As with the others, I don't know of any great way to sort out the current situation easily, or an out of the box way to make it work super smoothly in the future although of course it does become somewhat smoother if you plan around this from the start when doing your changes.
As far as doing this again in the future or "what to do differently next time", as @Aidan says one way is to package changes in an extension, which allows management of changes to the db schema and data. Another way is to simply track those changes in whatever way you prefer so that you can replicate them in production. So script it, take notes, whatever it is... yes that's sort of dumb, but there you go. And as @Parvez Saleh says you can turn on logging as well if that helps with this (gives you a copy of every table, adding the log_ prefix in the name and a few new fields in each including a timestamp).
In general here the approach is always that production is the master copy and that anything done in dev needs to them be merged into prod, not the other way around. That's what works best in my experience, at least.

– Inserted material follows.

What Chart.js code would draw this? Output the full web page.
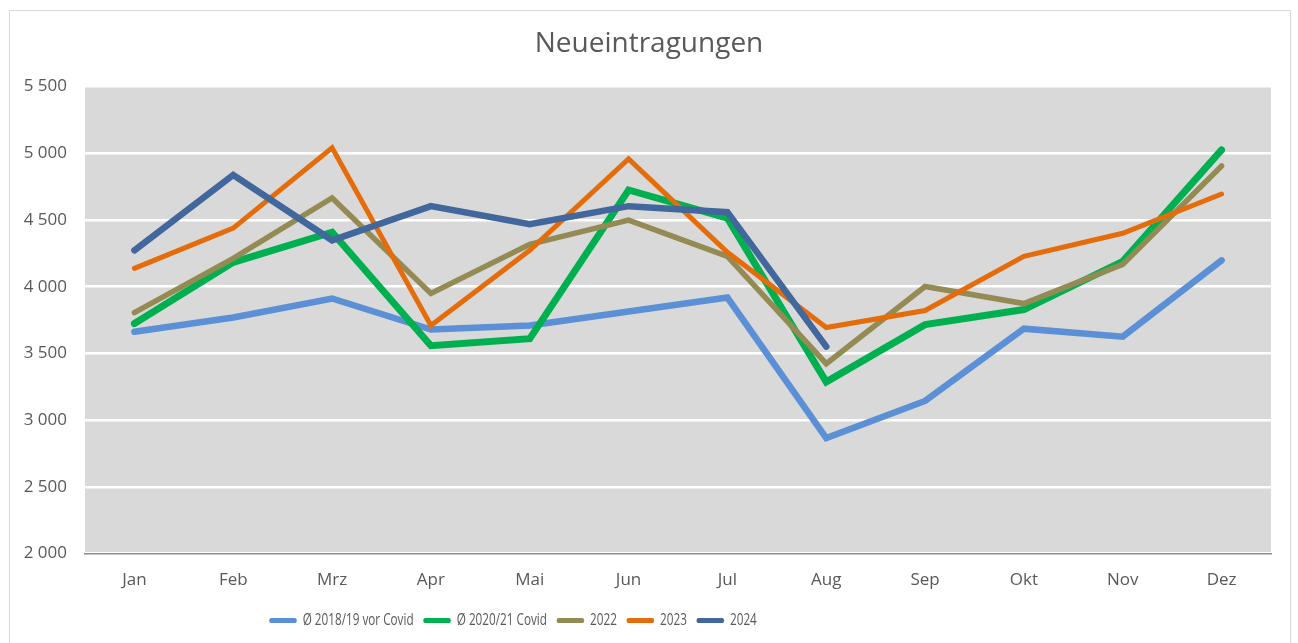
<!DOCTYPE html>
<html>
<head>
<meta charset="utf-8">
<script src="https://cdn.jsdelivr.net/npm/chart.js@4.4.1/dist/chart.umd.min.js"></script>
<style>
html,body{margin:0;padding:0;background:#fff;}
#frame{position:absolute;left:9px;top:10px;width:1282px;height:640px;border:1px solid #d9d9d9;box-sizing:border-box;}
#wrap{position:absolute;left:0;top:0;width:1298px;height:643px;}
</style>
</head>
<body>
<div id="frame"></div>
<div id="wrap"><canvas id="c" width="1298" height="643"></canvas></div>
<script>
const categories = ['Jan','Feb','Mrz','Apr','Mai','Jun','Jul','Aug','Sep','Okt','Nov','Dez'];
const seriesNames = ['Ø 2018/19 vor Covid','Ø 2020/21 Covid','2022','2023','2024'];
const avg1819 = [3663,3769,3912,3679,3709,3814,3919,2866,3144,3686,3626,4198];
const avg2021 = [3724,4183,4409,3558,3611,4725,4514,3287,3716,3829,4190,5026];
const y2022 = [3806,4213,4665,3950,4318,4499,4228,3423,4002,3874,4168,4905];
const y2023 = [4138,4439,5041,3709,4273,4958,4258,3694,3822,4228,4401,4695];
const y2024 = [4273,4838,4348,4604,4469,4604,4559,3551,null,null,null,null];
const yTicks = [2000,2500,3000,3500,4000,4500,5000,5500];
const colors = ['#5B8FD6','#00B050','#948A54','#E46C0A','#41679C'];
const lineWidths = [6.5,7,5.5,5,6.5];
const allSeries = [avg1819,avg2021,y2022,y2023,y2024];

const LEG_SCALE = 0.69;
const LEG_CENTER = 513;
const LEG_SHIFT_Y = -8;

const bgPlugin = {
  id:'plotBg',
  beforeDraw(chart){
    const {ctx, chartArea:a} = chart;
    ctx.save();
    ctx.fillStyle = '#D9D9D9';
    ctx.fillRect(a.left, a.top, a.right-a.left, a.bottom-a.top);
    ctx.restore();
  },
  afterLayout(chart){
    const lg = chart.legend;
    if (lg && !lg._wrapped) {
      const orig = lg.draw.bind(lg);
      lg.draw = function(){
        const ctx = chart.ctx;
        const mid = (lg.left + lg.right) / 2;
        ctx.save();
        ctx.translate(LEG_CENTER, LEG_SHIFT_Y);
        ctx.scale(LEG_SCALE, 1);
        ctx.translate(-mid, 0);
        orig();
        ctx.restore();
      };
      lg._wrapped = true;
    }
  }
};

const fmt = v => String(v).replace(/\B(?=(\d{3})+(?!\d))/g, ' ');

new Chart(document.getElementById('c'), {
  type:'line',
  data:{
    labels:categories,
    datasets: allSeries.map((d,i)=>({
      label:seriesNames[i],
      data:d,
      borderColor:colors[i],
      backgroundColor:colors[i],
      borderWidth:lineWidths[i],
      pointRadius:0,
      tension:0,
      borderCapStyle:'round',
      borderJoinStyle:'miter',
      spanGaps:false,
      order:5-i
    }))
  },
  plugins:[bgPlugin],
  options:{
    responsive:false,
    animation:false,
    layout:{padding:{left:0,right:0,top:0,bottom:7}},
    plugins:{
      title:{display:true,text:'Neueintragungen',color:'#595959',
        font:{family:'Open Sans',size:28,weight:'normal'},padding:{top:27,bottom:26}},
      legend:{position:'bottom',
        maxHeight:30,
        labels:{
          color:'#595959',
          font:{family:'Open Sans',size:17},
          boxWidth:40, boxHeight:5, padding:14,
          sort:(a,b)=>a.datasetIndex-b.datasetIndex,
          generateLabels(chart){
            return chart.data.datasets.map((ds,i)=>({
              text:ds.label, fillStyle:ds.borderColor, strokeStyle:ds.borderColor,
              lineWidth:0, borderRadius:2.5, datasetIndex:i, hidden:false, fontColor:'#595959'
            }));
          }
        }},
      tooltip:{enabled:false}
    },
    scales:{
      x:{
        offset:true,
        grid:{display:false, drawTicks:false, offset:true},
        border:{display:true,color:'#8C8C8C',width:1.5},
        ticks:{color:'#595959',font:{family:'Open Sans',size:17},padding:16}
      },
      y:{
        min:2000,max:5500,
        afterFit(s){ s.width = 85; },
        afterBuildTicks(s){ s.ticks = yTicks.map(v=>({value:v})); },
        grid:{color:'#FFFFFF',lineWidth:2.5,drawTicks:false},
        border:{display:false},
        ticks:{color:'#595959',font:{family:'Open Sans',size:17},padding:18,
          callback:v=>fmt(v)}
      },
      yr:{
        position:'right',
        afterFit(s){ s.width = 27; },
        grid:{display:false,drawTicks:false},
        border:{display:false},
        ticks:{display:false}
      }
    }
  }
});
</script>
</body>
</html>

As for the current situation:
As you said everything in the file system shouldn't be too bad. Hopefully you have some sort of revisioning (git?) and you can simply deal with the changes that way. But watch that you don't override some things on prod like user uploads and the main settings files, etc. In Drupal for example these are usually in sites/default but it depends how you're set up.
As for the db this is tougher of course. If you have logging turned on (as above) this helps somewhat. I'm going to assume you have a copy of the database from before you started the changes (i.e. from when you set up the dev site). I would probably start by creating a new database and loading the original data in there. Then you can progressively try exports from both using the same queries in both and diff those export files to start building up a record of the changes. If nothing else going through this should help to remind you / build up a list of what changes were made, even if doesn't give you exact db update queries that you can simply apply.
Once you know what has changed in the db you have a few ways to deploy this to prod. In many cases it may be smarter to simply recreate the steps there, i.e. go through the admin pages, for example re-adding your new custom fields. I would do this in many cases if the changes won't take very long. If something will take a long time, there are some bulk update tools available, depending on what you're doing, and there's also the API. And of course you can always run queries on the db directly, however this is the most error prone and requires the most understanding of Civi's data structure.